The telescope is named after the point of no return around a black hole. The team scored its first triumph in April 2019, when it presented a picture of the M87 black hole. In 2021, team members refined their data to reveal magnetic fields swirling around the black hole like a finely grooved rifle barrel pumping matter and energy into the void.
The data for Sagittarius A* were recorded during the same observing run in 2017 that produced the M87 image, but with more antennas — eight instead of seven — because the team was able to include a South Pole telescope that could not see M87.

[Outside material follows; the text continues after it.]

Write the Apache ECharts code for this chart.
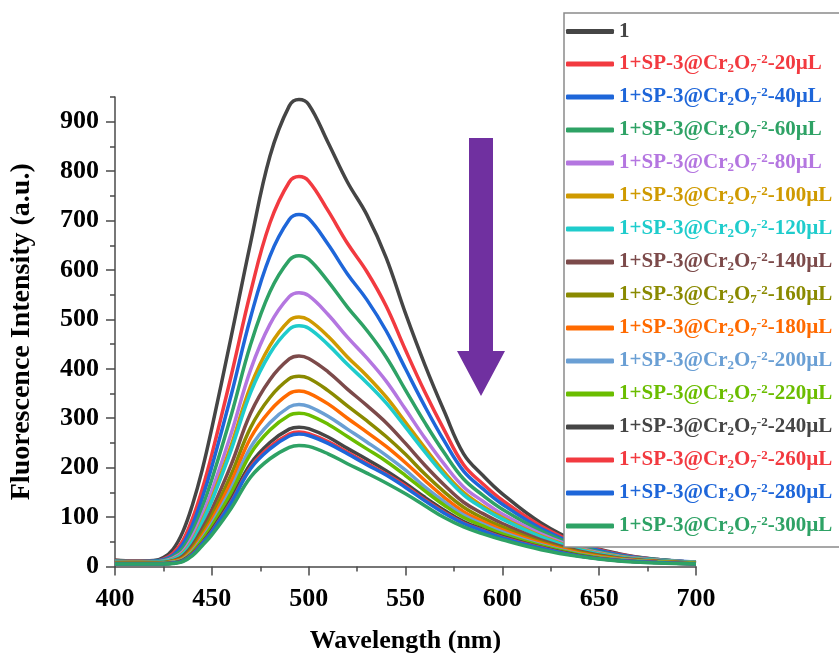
<!DOCTYPE html>
<html>
<head>
<meta charset="utf-8">
<script src="https://cdn.jsdelivr.net/npm/echarts@6/dist/echarts.min.js"></script>
<style>
  html, body { margin: 0; padding: 0; background: #fff; }
  #chart { width: 839px; height: 653px; }
</style>
</head>
<body>
<div id="chart"></div>
<script>
// Emission wavelengths (nm)
const wavelengths = [400,410,420,425,430,435,440,445,450,460,470,480,490,495,500,510,520,530,540,550,560,570,580,590,600,620,640,660,680,700];

// Fluorescence intensity (a.u.) for each sample
const s1    = [13,11,12,18,35,70,125,195,280,465,655,830,932,945,935,858,778,712,625,512,408,314,228,184,147,88,48,26,14,8];
const s20   = [12,11,11,15,27,52,97,156,227,386,555,695,778,789,780,720,654,597,527,438,353,276,206,167,134,82,45,25,14,8];
const s40   = [11,10,11,14,23,45,84,138,202,347,504,628,702,712,704,652,592,540,477,400,324,254,193,157,126,77,43,24,14,9];
const s60   = [11,10,10,12,20,37,71,119,176,306,449,556,620,629,622,577,525,478,424,357,291,230,177,144,116,72,40,22,14,8];
const s80   = [10,9,9,11,17,30,60,103,153,269,398,490,546,554,548,510,464,422,375,318,260,207,161,132,106,66,37,21,13,8];
const s100  = [9,9,9,10,15,27,53,93,138,245,365,447,498,505,499,466,424,386,343,292,240,191,150,122,99,62,35,20,12,8];
const s120  = [9,8,9,10,14,25,51,89,133,236,352,431,480,487,482,449,409,372,331,282,232,185,145,118,96,60,34,19,12,8];
const s140  = [8,8,8,8,12,21,43,76,115,206,310,378,420,426,421,394,359,326,291,249,205,165,130,107,87,54,31,17,11,7];
const s160  = [7,7,7,8,11,18,38,68,103,186,281,342,380,385,381,356,325,295,263,227,187,151,120,98,80,50,29,16,10,7];
const s180  = [7,7,7,7,10,16,34,62,94,171,260,315,350,355,351,329,300,272,243,210,174,140,111,91,74,47,27,15,10,6];
const s200  = [6,6,6,7,9,14,31,57,87,158,241,291,323,328,324,304,278,252,225,195,161,131,104,86,70,44,25,14,9,6];
const s220  = [6,6,6,6,8,13,29,54,82,149,228,276,306,310,307,288,263,238,213,184,153,124,99,82,66,42,24,13,9,6];
const s240  = [6,6,6,6,7,12,26,48,74,136,208,251,278,282,279,262,239,217,194,168,140,114,91,75,61,39,22,12,8,5];
const s260  = [5,5,5,5,7,11,25,47,71,131,201,242,268,272,269,253,231,209,187,163,135,110,88,73,59,38,21,12,8,5];
const s280  = [5,5,5,5,7,11,24,46,70,129,198,238,264,268,265,249,228,206,185,160,133,108,87,72,58,37,21,12,8,5];
const s300  = [5,5,5,5,6,10,22,42,64,118,181,218,241,245,243,228,208,189,169,147,123,99,80,66,54,34,20,11,7,5];

const seriesValues = [s1,s20,s40,s60,s80,s100,s120,s140,s160,s180,s200,s220,s240,s260,s280,s300];
const doses = ['', '20','40','60','80','100','120','140','160','180','200','220','240','260','280','300'];
const colors = ['#454545','#f23a40','#1e66d9','#2ea265','#b476e0','#cf9a00','#1fcccc','#7c4a4a','#8a8a00',
                '#ff6a00','#6a9fd4','#6bbd00','#454545','#f23a40','#1e66d9','#2ea265'];

// Axis tick labels
const xTicks = [400,450,500,550,600,650,700];
const yTicks = [0,100,200,300,400,500,600,700,800,900];
const yMinorTicks = [50,150,250,350,450,550,650,750,850,950];

const names = doses.map(d => d === '' ? '1' : '1+SP-3@Cr2O7-2-' + d + 'µL');

const serif = "'Liberation Serif', 'Times New Roman', serif";
const axisColor = '#4a4a4a';

const chart = echarts.init(document.getElementById('chart'), null, { renderer: 'canvas' });

const series = seriesValues.map((vals, i) => ({
  name: names[i],
  type: 'line',
  data: wavelengths.map((w, k) => [w, vals[k]]),
  showSymbol: false,
  symbol: 'none',
  smooth: 0.4,
  lineStyle: { width: 3.5, color: colors[i] },
  itemStyle: { color: colors[i] },
  yAxisIndex: 0,
  z: 2
}));

const option = {
  animation: false,
  backgroundColor: '#ffffff',
  grid: { left: 115, right: 143, top: 97, bottom: 86.5, containLabel: false, outerBoundsMode: 'none' },
  xAxis: {
    type: 'value',
    min: 400, max: 700, interval: 50,
    name: 'Wavelength (nm)',
    nameLocation: 'middle',
    nameGap: 62,
    nameTextStyle: { fontFamily: serif, fontWeight: 'bold', fontSize: 26, color: '#000' },
    axisLine: { show: true, lineStyle: { color: axisColor, width: 1.5 } },
    axisTick: { show: true, inside: false, length: 9, lineStyle: { color: axisColor, width: 1.5 } },
    minorTick: { show: true, splitNumber: 2, length: 5, lineStyle: { color: axisColor, width: 1.5 } },
    splitLine: { show: false },
    minorSplitLine: { show: false },
    axisLabel: {
      margin: 20,
      fontFamily: serif, fontWeight: 'bold', fontSize: 26, color: '#000',
      customValues: xTicks
    }
  },
  yAxis: [{
    type: 'value',
    position: 'left',
    min: 0, max: 950,
    name: 'Fluorescence Intensity (a.u.)',
    nameLocation: 'middle',
    nameGap: 79,
    nameTextStyle: { fontFamily: serif, fontWeight: 'bold', fontSize: 28, color: '#000' },
    axisLine: { show: true, lineStyle: { color: axisColor, width: 1.5 } },
    axisTick: { show: true, inside: false, length: 9, lineStyle: { color: axisColor, width: 1.5 }, customValues: yTicks },
    splitLine: { show: false },
    axisLabel: {
      margin: 16,
      fontFamily: serif, fontWeight: 'bold', fontSize: 26, color: '#000',
      customValues: yTicks
    }
  }, {
    type: 'value',
    position: 'left',
    min: 0, max: 950,
    axisLine: { show: false },
    axisTick: { show: true, inside: false, length: 5, lineStyle: { color: axisColor, width: 1.5 }, customValues: yMinorTicks },
    axisLabel: { show: false },
    splitLine: { show: false }
  }],
  legend: {
    orient: 'vertical',
    left: 564, top: 13,
    padding: [8, 40, 10, 2],
    itemGap: 11,
    itemWidth: 48,
    itemHeight: 5,
    icon: 'roundRect',
    backgroundColor: '#ffffff',
    borderColor: '#8a8a8a',
    borderWidth: 1.5,
    borderRadius: 0,
    z: 10,
    data: names.map((n, i) => ({ name: n, textStyle: { color: colors[i] } })),
    formatter: function (name) {
      if (name === '1') return '{n|1}';
      const dose = name.slice(name.lastIndexOf('-') + 1);
      return '{n|1+SP-3@Cr}{sub|2}{n|O}{sub|7}{sup|-2}{n|-' + dose + '}';
    },
    textStyle: {
      fontFamily: serif, fontWeight: 'bold', fontSize: 21,
      rich: {
        n: { fontFamily: serif, fontWeight: 'bold', fontSize: 21, lineHeight: 22 },
        sub: { fontFamily: serif, fontWeight: 'bold', fontSize: 13, lineHeight: 13, verticalAlign: 'bottom', padding: [7, 0, 0, 0] },
        sup: { fontFamily: serif, fontWeight: 'bold', fontSize: 13, lineHeight: 13, verticalAlign: 'top', padding: [0, 0, 3, 0] }
      }
    }
  },
  graphic: [{
    // downward trend arrow
    type: 'polygon',
    z: 5,
    shape: {
      points: [[469,138],[493,138],[493,351],[505,351],[481,396],[457,351],[469,351]]
    },
    style: { fill: '#7030a0' }
  }],
  series: series
};

chart.setOption(option);
</script>
</body>
</html>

Sagittarius A*, the black hole in the Milky Way galaxy, was a harder target. It is less than one-thousandth the mass and size of the M87 hole and, therefore, evolves a thousand times faster. The M87 black hole barely budges during a weeklong observing run, but Sagittarius A* changes its appearance as often as every five minutes, “burbling and gurgling” in the words of Dr. Özel.
Dr. Doeleman said, “The key thing is that, for M87, after a week of observing, it’s hardly budged.” He likened it to “the Buddha, just sitting there.”
By comparison, he said, the Sagittarius black hole was “whirling.” An orbit around it can take as little as four minutes or as long as a half-hour, depending on how it is spinning. “So over a night of observing. it’s changing while you’re collecting data,” he said. “You’re trying to trying to take a picture of something with the lens cap off and you just get this blurry mess.”
Dr. Doeleman’s new goal is to expand the network to include more antennas and gain enough coverage to produce a movie of the Sagittarius black hole. The challenge for black-hole cinema will be to separate what stays the same from what changes — to delineate the underlying structure of the black hole from the matter that is moving around in it.
The results could be spectacular and informative, said Janna Levin, a gravitational theorist at Barnard College of Columbia University, who was not part of the project. “I’m not bored with pictures of black holes yet,” she said.